This is not only the first cluster competition for the team from the University of the Pacific, but also the first time any of the students have done anything at all HPC-related.
Under the mentorship of Oak Ridge National Lab and their hardware sponsor Appro, the team gave it their best against much more experienced competitors. They posted a respectable 2.33 Teraflop/s LINPACK, which was good enough to put them into fourth place going into the application round of the competition.
On the scientific apps, Team Venus was, as they put it, “Either strong or struggling.” While they all have computer science backgrounds, they don’t have much (if any) experience in running large-scale scientific research applications. But they persevered and busily worked to get their ‘struggle’ apps functioning at a reasonable level.
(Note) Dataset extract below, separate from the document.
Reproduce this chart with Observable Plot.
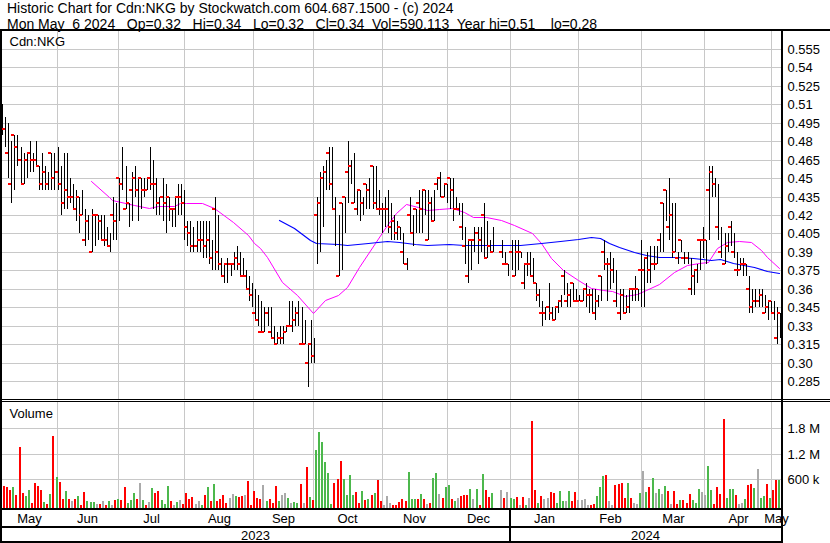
<!DOCTYPE html>
<html><head><meta charset="utf-8">
<script src="https://cdn.jsdelivr.net/npm/d3@7"></script>
<script src="https://cdn.jsdelivr.net/npm/@observablehq/plot@0.6"></script>
<style>
html,body{margin:0;padding:0;background:#fff;}
body{width:830px;height:543px;position:relative;overflow:hidden;font-family:"Liberation Sans",Arial,sans-serif;color:#000;}
.hdr{position:absolute;left:7px;font-size:14px;line-height:13px;white-space:pre;}
.ln{position:absolute;background:#000;}
#price{position:absolute;left:0;top:30px;}
#vol{position:absolute;left:0;top:400px;}
</style></head><body>
<div class="hdr" id="h1" style="top:2px"></div>
<div class="hdr" id="h2" style="top:17.9px"></div>
<div id="price"></div>
<div id="vol"></div>
<div class="ln" style="left:0;top:29px;width:830px;height:2px"></div>
<div class="ln" style="left:0;top:29px;width:2px;height:514px"></div>
<div class="ln" style="left:781px;top:29px;width:2px;height:514px"></div>
<div class="ln" style="left:0;top:399px;width:830px;height:1px"></div>
<div class="ln" style="left:0;top:401px;width:830px;height:1px"></div>
<div class="ln" style="left:0;top:508px;width:783px;height:2px"></div>
<div class="ln" style="left:0;top:526px;width:783px;height:2px"></div>
<div class="ln" style="left:0;top:541px;width:783px;height:2px"></div>
<div class="ln" id="yearSep" style="top:510px;width:2px;height:33px"></div>
<script>
// ---------- DATA ----------
const headerLine1 = "Historic Chart for Cdn:NKG by Stockwatch.com 604.687.1500 - (c) 2024";
const headerLine2 = "Mon May  6 2024   Op=0.32   Hi=0.34   Lo=0.32   Cl=0.34  Vol=590,113  Year hi=0.51    lo=0.28";
const symbol = "Cdn:NKG";

// trading-day highs (index 0 = early May 2023, last = May 6 2024); null = no bar
const high = [
.51,.50,.495,.48,.485,.485,.475,.47,.47,.48,
.47,.48,.46,.47,.46,.455,.47,.47,.475,.46,
.47,.47,.45,.445,.44,.435,.44,.425,.42,.425,
.42,.42,.42,.42,.41,.405,.435,.43,.45,.475,
.46,.43,.455,.46,.45,.45,.45,.45,.475,.465,
.45,.435,.45,.445,.435,.425,.435,.445,.445,.44,
.415,.415,.41,.415,.415,.415,.415,.415,.40,.435,
.42,.385,.38,.385,.38,.39,.395,.39,.385,.375,
.37,.365,.36,.355,.35,.345,.345,.345,.33,.325,
.33,.33,.33,.35,.35,.345,.35,.345,.335,.315,
.335,.32,.435,.455,.46,.465,.475,.475,.435,.42,
.43,.435,.48,.465,.47,.44,.44,.435,.445,.45,
.46,.46,.44,.43,.435,.44,.43,.42,.415,.41,
.405,.385,.435,.42,.425,.44,.44,.44,.44,.435,
.44,.45,.455,.445,.445,.45,.45,.435,.43,.43,
.41,.40,.40,.41,.41,.41,.43,.415,.40,.41,
null,null,.40,.39,.38,.40,.40,.40,.39,.38,
.39,.39,.385,.365,.36,.35,.345,.365,.345,.345,
.35,.355,.375,.365,.36,.365,.36,.355,.36,.365,
.36,.36,.36,.355,.37,.40,.385,.39,.385,.375,
.36,.36,.355,.36,.36,.37,.36,.40,.385,.39,
.395,.395,.395,.405,.43,.44,.45,.43,.43,.39,
.40,.39,.39,.385,.375,.38,.40,.41,.40,.46,
.46,.45,.445,.41,.405,.405,.415,.405,.39,.385,
.385,.38,.37,.36,.36,.36,.36,.355,.35,.35,
.35,.345,.34];
const low = [
.485,.475,.45,.43,.44,.46,.445,.445,.45,.455,
.455,.46,.44,.44,.44,.44,.44,.44,.44,.42,
.425,.425,.43,.425,.415,.405,.42,.395,.40,.39,
.395,.40,.40,.395,.395,.39,.40,.40,.415,.44,
.425,.41,.415,.435,.415,.425,.435,.44,.44,.425,
.42,.42,.415,.405,.415,.41,.41,.42,.42,.40,
.395,.39,.39,.39,.39,.385,.385,.38,.375,.375,
.375,.37,.365,.365,.37,.375,.375,.37,.37,.36,
.35,.345,.335,.33,.325,.325,.33,.32,.315,.315,
.315,.315,.325,.33,.325,.33,.33,.315,.315,.28,
.30,.30,.38,.39,.41,.44,.44,.425,.395,.37,
.375,.405,.43,.445,.43,.42,.415,.42,.425,.425,
.425,.425,.42,.405,.41,.405,.40,.40,.40,.40,
.38,.375,.405,.395,.405,.405,.405,.42,.40,.415,
.415,.44,.435,.435,.43,.425,.415,.425,.42,.40,
.38,.365,.375,.39,.38,.39,.385,.385,.39,.39,
null,null,.385,.38,.37,.375,.37,.375,.385,.36,
.37,.37,.365,.35,.345,.33,.335,.335,.335,.335,
.34,.345,.355,.345,.345,.35,.35,.35,.35,.345,
.34,.34,.335,.345,.35,.375,.35,.36,.365,.345,
.335,.34,.34,.34,.35,.35,.35,.345,.345,.365,
.365,.375,.38,.39,.39,.415,.40,.385,.39,.38,
.39,.38,.38,.355,.355,.365,.375,.385,.38,.40,
.435,.435,.40,.385,.38,.39,.395,.385,.37,.375,
.37,.37,.34,.34,.345,.345,.345,.34,.335,.34,
.335,.315,.32];
const close = [
.50,.49,.47,.445,.485,.475,.465,.445,.465,.47,
.465,.465,.46,.445,.455,.445,.47,.45,.455,.445,
.43,.44,.435,.435,.425,.435,.42,.40,.415,.39,
.42,.42,.415,.40,.40,.395,.42,.415,.45,.445,
.425,.43,.44,.45,.44,.45,.44,.44,.45,.445,
.445,.43,.435,.43,.435,.425,.425,.435,.435,.43,
.41,.405,.395,.395,.40,.40,.395,.40,.385,.425,
.39,.38,.37,.38,.38,.38,.385,.38,.37,.37,
.36,.355,.34,.335,.325,.325,.34,.325,.32,.315,
.32,.32,.325,.33,.33,.335,.34,.315,.315,.30,
.315,.305,.42,.43,.45,.455,.47,.445,.425,.37,
.43,.435,.455,.46,.43,.425,.44,.43,.445,.44,
.46,.43,.425,.425,.425,.425,.41,.415,.405,.41,
.39,.38,.42,.405,.425,.43,.425,.44,.40,.43,
.415,.445,.45,.435,.445,.45,.44,.425,.425,.41,
.395,.37,.40,.40,.405,.40,.42,.385,.395,.39,
null,null,.39,.38,.38,.39,.37,.39,.39,.365,
.38,.38,.37,.365,.355,.34,.34,.345,.34,.335,
.345,.35,.37,.35,.355,.365,.35,.35,.35,.36,
.355,.355,.34,.35,.37,.39,.38,.38,.375,.35,
.34,.355,.34,.345,.36,.36,.36,.375,.375,.385,
.375,.38,.38,.40,.43,.44,.41,.42,.39,.385,
.40,.385,.385,.36,.37,.375,.40,.40,.40,.44,
.455,.445,.41,.39,.38,.395,.41,.39,.375,.375,
.38,.38,.36,.345,.35,.35,.355,.34,.345,.35,
.34,.32,.34];

// daily volume in thousands of shares
const volumeK = [
508,446,415,361,423,246,1353,285,223,354,
40,515,454,354,69,38,261,1623,654,538,
146,331,146,108,146,215,8,308,100,85,
85,31,38,100,8,100,8,123,146,123,
423,54,123,285,154,515,123,8,69,400,
285,331,123,30,446,100,8,77,123,30,
285,146,192,30,100,8,238,423,100,492,
100,146,238,54,169,261,215,192,215,238,
554,8,331,169,146,469,100,146,54,446,
100,238,285,169,54,77,54,492,54,885,
192,123,1277,1715,1484,1000,746,30,515,608,
1023,608,246,700,246,308,54,331,123,146,
238,285,584,100,8,215,54,8,8,77,
146,100,769,146,146,146,261,146,20,54,
631,746,261,169,423,469,146,100,169,215,
238,238,377,146,377,8,723,354,192,285,
0,0,354,169,308,169,146,192,8,192,
15,169,1969,354,54,215,146,169,308,285,
54,331,100,100,331,100,308,123,123,146,
10,8,31,215,423,677,700,100,8,469,
492,515,169,515,169,54,31,285,800,308,
423,631,285,377,261,446,331,31,331,31,
123,123,54,261,123,54,377,308,238,908,
354,31,423,261,2015,169,377,377,238,31,
54,146,469,492,400,838,169,215,492,169,
354,584,590];
// day's change: u = up, d = down, n = unchanged
const volChange = [
"nddduddduu","ddddududud","dudndudduu","undndundud","duuudnudnu",
"dduuudnund","dddnnududu","ddddnnuddn","dddddnuddd","unnunuudnd",
"uduuuuuudd","duuuuddudu","duddnnnddd","dduuududnd","uunduudund",
"ddunududdu","nnndnuudnd","unddudnndd","uuunuddnnn","ndduuudnnd",
"dddudnnunu","dununudndd","uddduuunnu","udddduuudn","nuddunuudu","ddu"].join("");

// moving averages: [trading-day index, price]
const maShort = [[29,.448],[35,.435],[36,.432],[43,.428],[48,.426],[51,.427],[56,.427],[58,.4295],[60,.43],[65,.4295],[69,.426],[75,.4145],[80,.4037],[82,.397],[84,.393],[86,.386],[91,.3657],[96,.355],[101,.3405],[105,.3509],[109,.355],[112,.3617],[116,.378],[121,.397],[125,.4118],[128,.4213],[131,.4289],[135,.4267],[138,.424],[142,.4246],[146,.426],[150,.4222],[153,.4186],[157,.418],[162,.416],[166,.4118],[172,.405],[175,.397],[178,.3848],[182,.375],[187,.367],[191,.3604],[195,.359],[198,.3584],[202,.3545],[206,.3557],[209,.359],[213,.3635],[218,.3739],[222,.379],[226,.3807],[229,.382],[232,.3929],[235,.3983],[239,.399],[243,.3983],[246,.3915],[248,.386],[252,.3766]];
const maLong = [[90,.4159],[95,.409],[100,.3996],[102,.397],[109,.3964],[112,.3956],[119,.3974],[125,.399],[129,.398],[134,.3964],[138,.3956],[145,.3964],[150,.3956],[159,.3956],[168,.3956],[175,.397],[181,.399],[187,.4002],[191,.4018],[194,.401],[197,.3974],[200,.394],[205,.3901],[209,.3874],[213,.386],[219,.3856],[224,.3848],[230,.3834],[233,.384],[237,.3807],[244,.3774],[248,.3747],[252,.3726]];

const priceTickLabels = ["0.555","0.54","0.525","0.51","0.495","0.48","0.465","0.45","0.435","0.42","0.405","0.39","0.375","0.36","0.345","0.33","0.315","0.30","0.285"];
const volTickLabels = ["600 k","1.2 M","1.8 M"];
const volTicks = [600000,1200000,1800000];

const monthNames = ["May","Jun","Jul","Aug","Sep","Oct","Nov","Dec","Jan","Feb","Mar","Apr","May"];
const monthStart = [0,18.0,38.0,59.4,81.7,101.1,123.3,144.3,164.8,186.9,207.3,227.8,249.3];
const yearNames = ["2023","2024"];
const yearStart = [0,164.8];

// ---------- CHART ----------
document.getElementById("h1").textContent = headerLine1;
document.getElementById("h2").textContent = headerLine2;

const xDomain = [0, 252.6];
const font = '"Liberation Sans", Arial, sans-serif';
const priceTicks = priceTickLabels.map(Number);
const bars = high.map((h, i) => ({i, h, l: low[i], c: close[i]})).filter(d => d.h != null);
const vols = volumeK.map((v, i) => ({i, v: v * 1000, dir: volChange[i]}));
const grid = "#c8c8c8";
const gridX = monthStart.slice(1);

const price = Plot.plot({
  width: 830, height: 370,
  marginLeft: 1, marginRight: 49, marginTop: 1, marginBottom: 1,
  x: {domain: xDomain, round: true, axis: null},
  y: {domain: [0.27037, 0.56955], round: true, axis: null},
  style: {fontFamily: font, fontSize: "13px", background: "transparent", overflow: "visible", color: "#000"},
  marks: [
    Plot.gridY(priceTicks, {stroke: grid, strokeOpacity: 1}),
    Plot.gridX(gridX, {stroke: grid, strokeOpacity: 1}),
    Plot.axisY(priceTicks, {anchor: "right", label: null, tickSize: 0, tickPadding: 6, fontSize: 13,
      tickFormat: d => priceTickLabels[priceTicks.indexOf(d)]}),
    Plot.line(maShort, {x: d => d[0], y: d => d[1], stroke: "#ff00ff", strokeWidth: 1}),
    Plot.line(maLong, {x: d => d[0], y: d => d[1], stroke: "#0000ff", strokeWidth: 1.2}),
    Plot.ruleX(bars, {x: "i", y1: "l", y2: "h", stroke: "#000", strokeWidth: 1, dx: 1}),
    Plot.rect(bars, {x1: "i", x2: "i", y1: "c", y2: "c", insetLeft: -2, insetRight: -1, insetTop: -1, insetBottom: -1, fill: "#ff0000"}),
    Plot.text([symbol], {frameAnchor: "top-left", dx: 8, dy: 5, fontSize: 13, fill: "#000"})
  ]
});
document.getElementById("price").appendChild(price);

const volY = [-65400, 2407000];
const monthMid = monthStart.map((s, k) => (s + (k + 1 < monthStart.length ? monthStart[k + 1] : xDomain[1])) / 2);
const yearMid = yearStart.map((s, k) => (s + (k + 1 < yearStart.length ? yearStart[k + 1] : xDomain[1])) / 2);
const colorOf = {u: "#4cb84c", d: "#ff0000", n: "#aaaaaa"};

const vol = Plot.plot({
  width: 830, height: 143,
  marginLeft: 1, marginRight: 49, marginTop: 2, marginBottom: 35,
  x: {domain: xDomain, round: true, axis: null},
  y: {domain: volY, round: true, axis: null},
  style: {fontFamily: font, fontSize: "13px", background: "transparent", overflow: "visible", color: "#000"},
  marks: [
    Plot.gridY(volTicks, {stroke: grid, strokeOpacity: 1}),
    Plot.gridX(gridX, {stroke: grid, strokeOpacity: 1}),
    ...["u", "d", "n"].map(k => Plot.rect(vols.filter(d => d.dir === k && d.v > 0),
      {x1: "i", x2: "i", y1: volY[0], y2: "v", insetLeft: -1, insetRight: -1, fill: colorOf[k]})),
    Plot.axisY(volTicks, {anchor: "right", label: null, tickSize: 0, tickPadding: 6, fontSize: 13,
      tickFormat: d => volTickLabels[volTicks.indexOf(d)]}),
    Plot.axisX(monthMid, {anchor: "bottom", label: null, tickSize: 0, tickPadding: 5, fontSize: 13,
      tickFormat: d => monthNames[monthMid.indexOf(d)]}),
    Plot.axisX(yearMid, {anchor: "bottom", label: null, tickSize: 0, tickPadding: 22, fontSize: 13,
      tickFormat: d => yearNames[yearMid.indexOf(d)]}),
    Plot.text(["Volume"], {frameAnchor: "top-left", dx: 8, dy: 6, fontSize: 13, fill: "#000"})
  ]
});
document.getElementById("vol").appendChild(vol);

// year separator placed at the January boundary through the x scale
const xs = price.scale("x");
document.getElementById("yearSep").style.left = (Math.round(xs.apply(yearStart[1])) - 1) + "px";
</script>
</body></html>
Team Venus is also noteworthy because it’s the first all-female team to compete in an SCC. This attracted a lot of attention and helped shine a brighter light on women in STEM fields, and on the cluster competition in general.
But they aren’t the first female competitors. Over the years, many teams have had female members and coaches. The Asian teams have had several females on their teams, and Team Taiwan’s player/spokesperson is usually a female. Team Russia (2010 and 2011) had a female coach and female team members, and teams at the ISC’12 SCC also sported women competitors.
Although HPC and computing in general is predominantly made up of humans of the male persuasion, it’s a mistake to say that it’s completely male-dominated these days. There are many women engineers, researchers, and scientists. The male-female ratio isn’t 50-50, but it’s not 90-10 either, and over time it continues to change.
Aside from Team Venus, I think there were four or five women on the SCC teams this year – about the same number as in 2011 and 2010. I don’t have accurate stats on female participation because it’s not something I’ve been tracking; my coverage focuses on team and individual personalities, what they’ve built, and how they deal with the challenges presented by the competition. To me, that’s the interesting stuff. And Team Venus, regardless of gender, was an interesting team to observe and definitely added some personality to the 2012 SCC.